The effect of the various SSRIs on CYP2D6 has also been assessed in terms of the change in dextromethrophan to dexorphan ratio or the conversion of CYP2D6 extensive metabolizers (Ems) to a phenocopy of CYP2D6 "poor" metabolism (PM) status Table 4. Both of these approaches have also demonstrated an appreciable different between fluoxetine and paroxetine on one hand and fluvoxamine and sertraline on the other. For example, over 60% of CYP2D6 extensive metabolizers (EMs) are converted to PM status under dosing conditions which approximate 20mg/day of fluoxetine or paroxetine given to steady-state versus 0% for fluvoxamine or sertraline dosed at 100mg/day to steady-state conditions.
Several studies have also been done testing the effects of the different SSRIs on CYP3A3/4 substrates. The results with this enzyme are consistent in several ways with those predicted based on the in-vitro data. First, fluvoxamine and fluoxetine produced the greatest effect, but the magnitude was quite modest, both in comparison to the effect of these SSRIs on other P450s and in comparison to the effects of inhibitors such as ketoconazole on CYP3A3/4 (93). The CYP3A3/4 substrates that have been used in these studies include alprazolam, carbamazepine, and terfenadine. In studies using alprazolam as a substrate, fluvoxamine produced a 100% increase in alprazolam plasma levels (32), fluoxetine a 26–33% increase(42,61), and sertraline had no effect (76). In studies that used carbamazepine as a substrate, there was a reported 30–70% increase with fluvoxamine (15, 34), while paroxetine and sertraline had no effect (3, 81). Fluoxetine produced a 27% increase, which is an underestimatim since the dosing strategy used produced plasma levels of fluoxetine and norfluoxetine below those that would be expected at steady-state with a dose of 20 mg/day (43). Paroxetine and sertraline also had no effect on terfenadine plasma levels in two separate studies (76).

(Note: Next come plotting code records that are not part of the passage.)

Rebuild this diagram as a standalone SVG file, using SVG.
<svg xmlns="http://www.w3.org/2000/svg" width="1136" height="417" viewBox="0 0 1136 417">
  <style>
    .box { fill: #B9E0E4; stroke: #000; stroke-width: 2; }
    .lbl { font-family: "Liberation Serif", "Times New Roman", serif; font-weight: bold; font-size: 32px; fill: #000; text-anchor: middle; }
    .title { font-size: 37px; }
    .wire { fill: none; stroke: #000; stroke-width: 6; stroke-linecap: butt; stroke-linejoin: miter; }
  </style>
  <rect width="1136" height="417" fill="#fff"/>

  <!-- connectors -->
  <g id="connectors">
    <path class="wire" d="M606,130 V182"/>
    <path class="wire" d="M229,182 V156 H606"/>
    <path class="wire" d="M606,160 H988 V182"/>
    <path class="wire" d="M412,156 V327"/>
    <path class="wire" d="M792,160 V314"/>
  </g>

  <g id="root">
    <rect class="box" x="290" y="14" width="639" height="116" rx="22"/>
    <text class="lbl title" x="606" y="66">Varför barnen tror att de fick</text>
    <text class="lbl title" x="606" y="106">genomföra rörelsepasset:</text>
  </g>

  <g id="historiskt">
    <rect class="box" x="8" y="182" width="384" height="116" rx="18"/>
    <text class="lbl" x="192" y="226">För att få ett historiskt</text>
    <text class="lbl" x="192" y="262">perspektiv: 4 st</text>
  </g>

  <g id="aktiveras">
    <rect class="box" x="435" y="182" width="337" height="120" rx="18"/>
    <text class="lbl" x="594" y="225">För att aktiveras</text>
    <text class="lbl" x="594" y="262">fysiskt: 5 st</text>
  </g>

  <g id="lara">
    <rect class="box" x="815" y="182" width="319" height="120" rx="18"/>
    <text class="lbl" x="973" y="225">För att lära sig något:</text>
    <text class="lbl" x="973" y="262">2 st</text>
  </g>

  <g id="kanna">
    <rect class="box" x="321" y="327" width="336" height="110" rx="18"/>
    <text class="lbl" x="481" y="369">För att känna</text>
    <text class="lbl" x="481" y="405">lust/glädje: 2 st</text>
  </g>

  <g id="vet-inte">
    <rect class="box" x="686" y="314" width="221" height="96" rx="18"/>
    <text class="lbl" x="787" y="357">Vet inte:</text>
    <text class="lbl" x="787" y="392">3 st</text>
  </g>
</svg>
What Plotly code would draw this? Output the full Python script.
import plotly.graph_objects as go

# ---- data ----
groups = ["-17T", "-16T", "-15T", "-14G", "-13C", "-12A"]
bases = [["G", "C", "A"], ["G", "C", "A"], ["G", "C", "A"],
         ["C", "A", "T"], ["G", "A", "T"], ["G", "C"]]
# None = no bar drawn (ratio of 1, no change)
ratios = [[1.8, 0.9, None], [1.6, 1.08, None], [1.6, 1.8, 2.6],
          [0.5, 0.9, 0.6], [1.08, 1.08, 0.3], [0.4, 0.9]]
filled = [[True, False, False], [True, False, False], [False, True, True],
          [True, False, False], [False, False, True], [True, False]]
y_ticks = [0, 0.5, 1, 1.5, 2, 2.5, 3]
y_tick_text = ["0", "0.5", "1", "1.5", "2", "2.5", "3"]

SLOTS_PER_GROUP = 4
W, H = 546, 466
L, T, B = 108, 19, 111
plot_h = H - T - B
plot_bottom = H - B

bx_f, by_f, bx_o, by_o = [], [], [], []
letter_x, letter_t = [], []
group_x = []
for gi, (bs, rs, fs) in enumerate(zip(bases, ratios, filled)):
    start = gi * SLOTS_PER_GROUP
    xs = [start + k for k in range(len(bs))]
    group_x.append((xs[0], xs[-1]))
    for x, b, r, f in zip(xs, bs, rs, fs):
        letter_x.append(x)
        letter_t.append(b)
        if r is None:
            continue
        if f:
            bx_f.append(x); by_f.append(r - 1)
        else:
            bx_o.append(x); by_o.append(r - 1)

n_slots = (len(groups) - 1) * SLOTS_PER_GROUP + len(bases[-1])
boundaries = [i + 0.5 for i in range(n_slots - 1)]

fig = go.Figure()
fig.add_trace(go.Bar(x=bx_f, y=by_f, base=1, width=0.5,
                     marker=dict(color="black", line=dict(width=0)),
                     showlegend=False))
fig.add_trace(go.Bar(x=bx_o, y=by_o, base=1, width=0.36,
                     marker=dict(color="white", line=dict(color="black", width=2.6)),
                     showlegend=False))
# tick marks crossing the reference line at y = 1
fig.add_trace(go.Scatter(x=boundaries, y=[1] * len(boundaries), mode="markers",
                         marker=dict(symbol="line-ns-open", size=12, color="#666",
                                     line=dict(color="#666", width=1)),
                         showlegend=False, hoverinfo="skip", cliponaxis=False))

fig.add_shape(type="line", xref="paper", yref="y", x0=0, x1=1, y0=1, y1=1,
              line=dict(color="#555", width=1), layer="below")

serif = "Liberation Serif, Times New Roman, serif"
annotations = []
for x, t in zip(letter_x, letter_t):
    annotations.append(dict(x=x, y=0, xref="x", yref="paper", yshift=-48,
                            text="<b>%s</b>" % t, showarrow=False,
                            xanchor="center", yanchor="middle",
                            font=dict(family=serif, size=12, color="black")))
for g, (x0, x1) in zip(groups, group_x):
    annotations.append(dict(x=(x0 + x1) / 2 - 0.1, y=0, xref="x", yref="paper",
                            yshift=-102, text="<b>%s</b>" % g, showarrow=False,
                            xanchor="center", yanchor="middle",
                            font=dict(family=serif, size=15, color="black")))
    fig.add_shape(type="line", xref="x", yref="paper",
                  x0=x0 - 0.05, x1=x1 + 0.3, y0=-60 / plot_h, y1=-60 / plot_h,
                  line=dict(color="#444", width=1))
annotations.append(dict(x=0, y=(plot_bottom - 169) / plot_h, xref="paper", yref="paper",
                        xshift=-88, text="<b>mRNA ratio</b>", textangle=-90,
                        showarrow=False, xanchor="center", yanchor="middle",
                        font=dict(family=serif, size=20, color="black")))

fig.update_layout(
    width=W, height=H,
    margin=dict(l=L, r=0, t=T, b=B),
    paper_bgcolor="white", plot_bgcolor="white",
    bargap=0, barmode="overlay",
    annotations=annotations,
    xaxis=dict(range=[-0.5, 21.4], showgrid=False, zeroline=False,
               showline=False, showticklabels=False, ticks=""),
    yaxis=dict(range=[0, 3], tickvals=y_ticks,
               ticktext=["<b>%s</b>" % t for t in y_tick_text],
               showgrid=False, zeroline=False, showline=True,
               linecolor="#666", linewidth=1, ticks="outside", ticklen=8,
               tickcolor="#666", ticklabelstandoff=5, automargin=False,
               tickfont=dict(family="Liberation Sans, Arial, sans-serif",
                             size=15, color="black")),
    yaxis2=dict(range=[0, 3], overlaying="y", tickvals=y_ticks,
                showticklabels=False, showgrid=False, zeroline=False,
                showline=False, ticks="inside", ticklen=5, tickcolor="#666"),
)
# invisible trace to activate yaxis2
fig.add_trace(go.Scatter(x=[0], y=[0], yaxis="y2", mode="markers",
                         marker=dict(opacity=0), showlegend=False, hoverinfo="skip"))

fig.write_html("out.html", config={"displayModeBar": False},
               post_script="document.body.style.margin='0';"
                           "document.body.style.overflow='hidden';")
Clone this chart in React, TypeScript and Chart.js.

Thus, the in-vivo work with SSRIs demonstrates the value of the in-vitro modeling approach. The fact that there is also consistency between studies in terms of the effects of different SSRIs on different substrates for the same P450 enzyme further confirms the generalizability of the studies. This is important, since time and expense prohibit individually testing the effect of a drug on every substrate for a P450 enzyme. Since the results generalize as expected, the clinician can use the result with one P450 enzyme substrate as a general indication of whether and to what extent a dose adjustment is needed when he prescribes a specific P450 enzyme inhibitor for a patient who is already on a drug that is principally dependent on that P450 enzyme for its clearance.
In summary, the research examining the effects of P450s on psychiatric medications and vice versa has multiple implications for psychopharmacology, from the drug development process to the safe and effective use of the medications in clinical practice.